Bent showed this same dedication in assuming for eight years the chairmanship of Berkeley’s Department of Economics. It was a tough and demanding task made more difficult by the budgetary stringencies of the time. The confluence of his kindness and his high standards were exemplified in numerous tenure cases, in which the candidates initially failed to meet the standards of the department for tenure. Hansen’s remedy was to give the candidate an extra year to meet the standards that he thought should be appropriate. Most candidates did not view this option as a kindness, but, remarkably, in most cases in due course tenure was received. Hansen had the same attitude toward the countries that he inhabited. He would describe with wry humor the many ways that behavior in these countries failed to live up to his high standards. But he also took it upon himself to do his best to improve the situation, wherever he went. As we have seen, this included Denmark, Sweden, Egypt, and the United States, but, also as a consultant to many other countries and international agencies, he took on this personal responsibility yet more generally.

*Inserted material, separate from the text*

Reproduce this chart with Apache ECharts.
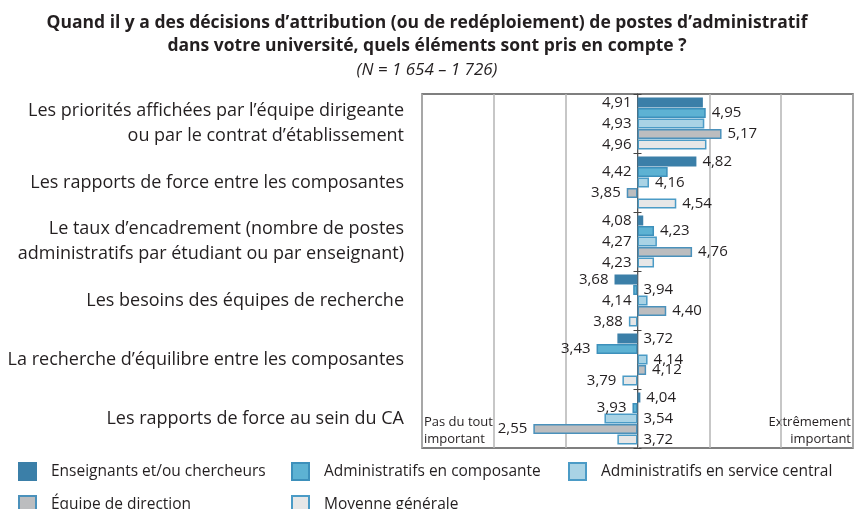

He retired from the department in June 1987.
He continued work, but then suffered from Alzheimer’s. He first moved to Switzerland, cared for by So’ad’s daughter Eglal Zaklama, but then moved to Egypt, cared for by his other stepdaughter Magiha Wahba after So’ad had suffered a stroke. So’ad survives him, as does his son Simon Hansen of Denmark and two daughters from his previous marriage.

 

In summary, it is with great admiration that we recall the life of this man, who pursued a uniquely independent and dedicated course through life. Always doing his duty, working to the ultimate, treating colleagues, friends, and all mankind with kindness and respect, and producing scholarship of the very first order, he has brought great honor upon himself, our economics department, and our University.